- [Requirements]: Everything from the line containing "Recreate this image" down to the line containing "const L = 70.5, R = 486, T = 20, B = 291;" is to be returned exactly; include both boundary lines and leave out all others.

# # # #

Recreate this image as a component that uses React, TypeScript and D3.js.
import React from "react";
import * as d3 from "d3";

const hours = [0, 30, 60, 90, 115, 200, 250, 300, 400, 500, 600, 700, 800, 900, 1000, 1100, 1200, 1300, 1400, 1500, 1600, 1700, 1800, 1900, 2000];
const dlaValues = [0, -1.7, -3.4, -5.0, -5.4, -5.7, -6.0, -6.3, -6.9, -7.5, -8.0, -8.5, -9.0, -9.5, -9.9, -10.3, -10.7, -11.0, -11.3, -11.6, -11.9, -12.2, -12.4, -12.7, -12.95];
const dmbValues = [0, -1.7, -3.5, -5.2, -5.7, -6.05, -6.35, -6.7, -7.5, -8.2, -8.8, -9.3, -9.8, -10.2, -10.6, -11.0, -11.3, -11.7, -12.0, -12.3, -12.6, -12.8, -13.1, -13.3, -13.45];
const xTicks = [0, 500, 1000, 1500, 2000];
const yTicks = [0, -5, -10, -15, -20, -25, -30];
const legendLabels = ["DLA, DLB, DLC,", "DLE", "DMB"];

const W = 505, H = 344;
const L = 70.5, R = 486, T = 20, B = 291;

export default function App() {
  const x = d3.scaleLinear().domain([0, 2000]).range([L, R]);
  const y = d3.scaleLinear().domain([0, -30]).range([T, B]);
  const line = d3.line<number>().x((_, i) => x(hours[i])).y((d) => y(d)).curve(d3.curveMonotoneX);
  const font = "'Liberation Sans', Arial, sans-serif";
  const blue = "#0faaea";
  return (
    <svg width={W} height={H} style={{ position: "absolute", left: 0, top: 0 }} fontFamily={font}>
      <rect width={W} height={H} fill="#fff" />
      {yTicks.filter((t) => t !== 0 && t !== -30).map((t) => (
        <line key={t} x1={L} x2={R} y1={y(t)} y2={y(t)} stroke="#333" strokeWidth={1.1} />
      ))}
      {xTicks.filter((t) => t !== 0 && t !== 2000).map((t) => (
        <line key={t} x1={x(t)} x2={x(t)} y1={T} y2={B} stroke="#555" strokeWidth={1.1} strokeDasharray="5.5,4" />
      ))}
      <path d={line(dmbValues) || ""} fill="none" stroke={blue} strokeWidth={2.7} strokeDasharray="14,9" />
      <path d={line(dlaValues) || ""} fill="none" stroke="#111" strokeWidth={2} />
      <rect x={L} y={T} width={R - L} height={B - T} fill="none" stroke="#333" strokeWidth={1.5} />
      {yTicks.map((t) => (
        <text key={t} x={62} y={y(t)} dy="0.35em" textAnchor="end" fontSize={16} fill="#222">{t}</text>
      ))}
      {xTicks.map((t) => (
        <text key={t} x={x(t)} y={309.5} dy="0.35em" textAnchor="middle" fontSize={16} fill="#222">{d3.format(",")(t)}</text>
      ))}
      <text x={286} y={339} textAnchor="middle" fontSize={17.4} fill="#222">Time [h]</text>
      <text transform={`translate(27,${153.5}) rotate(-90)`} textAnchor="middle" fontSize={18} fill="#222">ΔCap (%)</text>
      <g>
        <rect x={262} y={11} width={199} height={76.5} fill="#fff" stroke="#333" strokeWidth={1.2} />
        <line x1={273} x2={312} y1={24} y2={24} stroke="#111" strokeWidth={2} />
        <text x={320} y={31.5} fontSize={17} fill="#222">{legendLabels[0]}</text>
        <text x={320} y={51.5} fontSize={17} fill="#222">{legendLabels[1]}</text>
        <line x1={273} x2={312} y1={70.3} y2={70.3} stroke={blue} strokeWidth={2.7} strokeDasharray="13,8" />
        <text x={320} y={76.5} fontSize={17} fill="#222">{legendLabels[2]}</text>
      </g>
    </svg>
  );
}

# # # #

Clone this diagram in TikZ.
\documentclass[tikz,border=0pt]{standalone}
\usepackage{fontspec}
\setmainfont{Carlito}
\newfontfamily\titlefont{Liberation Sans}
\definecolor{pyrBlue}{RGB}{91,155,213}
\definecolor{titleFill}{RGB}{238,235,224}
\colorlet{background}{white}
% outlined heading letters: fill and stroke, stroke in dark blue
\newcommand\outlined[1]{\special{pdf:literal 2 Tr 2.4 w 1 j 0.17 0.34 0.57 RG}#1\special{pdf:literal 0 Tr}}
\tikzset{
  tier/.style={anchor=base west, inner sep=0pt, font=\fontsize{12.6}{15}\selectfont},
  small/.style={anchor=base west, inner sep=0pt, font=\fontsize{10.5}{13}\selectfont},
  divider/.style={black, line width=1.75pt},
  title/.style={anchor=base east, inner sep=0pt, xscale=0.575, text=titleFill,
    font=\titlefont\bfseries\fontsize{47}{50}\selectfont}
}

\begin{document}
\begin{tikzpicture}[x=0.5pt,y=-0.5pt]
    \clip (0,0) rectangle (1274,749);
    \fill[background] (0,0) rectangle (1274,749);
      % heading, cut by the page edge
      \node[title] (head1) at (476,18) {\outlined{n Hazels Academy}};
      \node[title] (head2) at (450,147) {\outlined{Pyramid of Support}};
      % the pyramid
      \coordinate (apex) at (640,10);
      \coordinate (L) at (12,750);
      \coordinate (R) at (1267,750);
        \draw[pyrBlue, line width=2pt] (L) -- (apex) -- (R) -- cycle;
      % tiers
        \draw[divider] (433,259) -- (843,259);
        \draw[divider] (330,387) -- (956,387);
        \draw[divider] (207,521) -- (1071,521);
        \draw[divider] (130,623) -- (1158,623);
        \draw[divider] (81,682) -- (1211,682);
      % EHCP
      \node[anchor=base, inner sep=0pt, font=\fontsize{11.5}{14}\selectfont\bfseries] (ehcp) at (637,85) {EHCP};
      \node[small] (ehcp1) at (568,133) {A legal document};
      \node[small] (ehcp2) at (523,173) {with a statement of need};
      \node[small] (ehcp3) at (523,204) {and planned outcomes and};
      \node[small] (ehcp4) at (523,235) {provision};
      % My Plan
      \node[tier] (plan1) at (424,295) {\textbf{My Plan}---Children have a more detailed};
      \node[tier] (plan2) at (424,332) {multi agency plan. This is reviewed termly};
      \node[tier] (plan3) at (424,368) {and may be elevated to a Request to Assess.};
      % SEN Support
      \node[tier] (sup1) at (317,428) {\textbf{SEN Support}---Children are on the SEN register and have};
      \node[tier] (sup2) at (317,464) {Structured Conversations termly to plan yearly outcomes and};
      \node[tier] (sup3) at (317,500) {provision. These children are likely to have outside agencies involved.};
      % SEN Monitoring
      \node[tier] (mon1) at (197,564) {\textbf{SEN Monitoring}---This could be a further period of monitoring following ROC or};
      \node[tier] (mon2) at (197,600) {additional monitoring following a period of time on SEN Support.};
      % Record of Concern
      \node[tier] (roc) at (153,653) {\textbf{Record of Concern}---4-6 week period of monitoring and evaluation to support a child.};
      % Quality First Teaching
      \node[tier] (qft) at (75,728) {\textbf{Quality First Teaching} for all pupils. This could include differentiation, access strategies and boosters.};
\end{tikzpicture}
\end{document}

# # # #

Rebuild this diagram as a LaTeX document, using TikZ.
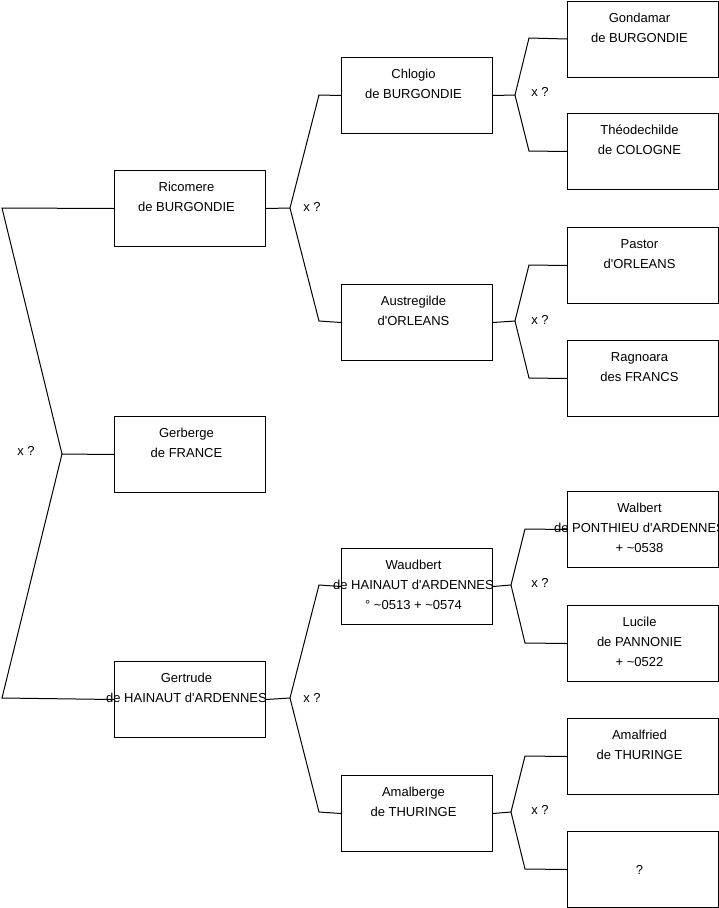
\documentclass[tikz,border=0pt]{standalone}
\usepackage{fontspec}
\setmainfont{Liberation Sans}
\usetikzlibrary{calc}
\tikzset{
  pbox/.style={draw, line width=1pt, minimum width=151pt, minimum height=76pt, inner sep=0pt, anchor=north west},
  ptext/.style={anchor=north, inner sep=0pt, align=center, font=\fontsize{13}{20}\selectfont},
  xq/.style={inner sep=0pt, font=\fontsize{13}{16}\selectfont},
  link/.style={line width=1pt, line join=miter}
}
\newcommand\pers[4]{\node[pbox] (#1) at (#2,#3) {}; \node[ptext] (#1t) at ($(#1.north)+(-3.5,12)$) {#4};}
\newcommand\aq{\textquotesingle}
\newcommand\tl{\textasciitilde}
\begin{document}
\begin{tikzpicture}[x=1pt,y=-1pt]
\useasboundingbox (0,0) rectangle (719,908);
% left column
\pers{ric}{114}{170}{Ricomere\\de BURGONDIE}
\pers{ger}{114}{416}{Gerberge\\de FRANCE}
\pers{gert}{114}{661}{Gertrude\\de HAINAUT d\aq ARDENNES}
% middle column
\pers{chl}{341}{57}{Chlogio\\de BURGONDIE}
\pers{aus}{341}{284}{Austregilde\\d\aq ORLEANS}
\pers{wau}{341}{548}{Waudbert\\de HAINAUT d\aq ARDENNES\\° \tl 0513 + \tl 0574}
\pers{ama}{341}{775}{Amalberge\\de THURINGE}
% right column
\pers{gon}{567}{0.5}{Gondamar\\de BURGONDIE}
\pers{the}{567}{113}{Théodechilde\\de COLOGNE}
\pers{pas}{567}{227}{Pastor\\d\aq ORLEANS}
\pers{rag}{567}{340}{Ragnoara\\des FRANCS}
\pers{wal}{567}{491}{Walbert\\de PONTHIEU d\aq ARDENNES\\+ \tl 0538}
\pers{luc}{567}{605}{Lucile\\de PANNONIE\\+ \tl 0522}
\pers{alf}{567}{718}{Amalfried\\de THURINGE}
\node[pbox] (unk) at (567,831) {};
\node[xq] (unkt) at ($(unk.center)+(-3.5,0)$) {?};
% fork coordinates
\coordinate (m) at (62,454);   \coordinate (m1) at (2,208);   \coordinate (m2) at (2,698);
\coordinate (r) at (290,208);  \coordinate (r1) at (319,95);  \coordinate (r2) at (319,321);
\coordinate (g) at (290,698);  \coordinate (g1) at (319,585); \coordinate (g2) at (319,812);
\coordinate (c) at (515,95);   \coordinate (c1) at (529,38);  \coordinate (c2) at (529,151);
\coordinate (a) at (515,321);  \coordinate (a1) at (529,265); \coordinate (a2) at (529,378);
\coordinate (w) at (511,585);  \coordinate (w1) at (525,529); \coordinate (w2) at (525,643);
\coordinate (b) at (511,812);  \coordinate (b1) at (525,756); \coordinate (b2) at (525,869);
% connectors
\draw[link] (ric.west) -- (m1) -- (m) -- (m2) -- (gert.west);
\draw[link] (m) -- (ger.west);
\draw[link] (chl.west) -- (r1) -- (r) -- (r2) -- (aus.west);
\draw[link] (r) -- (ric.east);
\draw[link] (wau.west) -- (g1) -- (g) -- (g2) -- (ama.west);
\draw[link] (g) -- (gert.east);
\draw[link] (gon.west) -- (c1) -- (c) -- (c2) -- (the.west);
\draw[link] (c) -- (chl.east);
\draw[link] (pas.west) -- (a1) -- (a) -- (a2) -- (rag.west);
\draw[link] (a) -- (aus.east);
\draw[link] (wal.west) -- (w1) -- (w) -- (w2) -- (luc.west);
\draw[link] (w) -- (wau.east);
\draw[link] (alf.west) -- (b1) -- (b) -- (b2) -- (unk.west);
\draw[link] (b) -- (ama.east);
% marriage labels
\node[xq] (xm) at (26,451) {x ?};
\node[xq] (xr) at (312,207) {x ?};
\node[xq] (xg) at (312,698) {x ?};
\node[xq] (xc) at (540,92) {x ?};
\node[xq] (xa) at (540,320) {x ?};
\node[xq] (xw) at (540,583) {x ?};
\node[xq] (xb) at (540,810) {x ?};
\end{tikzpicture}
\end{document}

# # # #

- [Completed exercise]:
Recreate this image as a component that uses React, TypeScript and D3.js.
import React from "react";
import * as d3 from "d3";

const hours = [0, 30, 60, 90, 115, 200, 250, 300, 400, 500, 600, 700, 800, 900, 1000, 1100, 1200, 1300, 1400, 1500, 1600, 1700, 1800, 1900, 2000];
const dlaValues = [0, -1.7, -3.4, -5.0, -5.4, -5.7, -6.0, -6.3, -6.9, -7.5, -8.0, -8.5, -9.0, -9.5, -9.9, -10.3, -10.7, -11.0, -11.3, -11.6, -11.9, -12.2, -12.4, -12.7, -12.95];
const dmbValues = [0, -1.7, -3.5, -5.2, -5.7, -6.05, -6.35, -6.7, -7.5, -8.2, -8.8, -9.3, -9.8, -10.2, -10.6, -11.0, -11.3, -11.7, -12.0, -12.3, -12.6, -12.8, -13.1, -13.3, -13.45];
const xTicks = [0, 500, 1000, 1500, 2000];
const yTicks = [0, -5, -10, -15, -20, -25, -30];
const legendLabels = ["DLA, DLB, DLC,", "DLE", "DMB"];

const W = 505, H = 344;
const L = 70.5, R = 486, T = 20, B = 291;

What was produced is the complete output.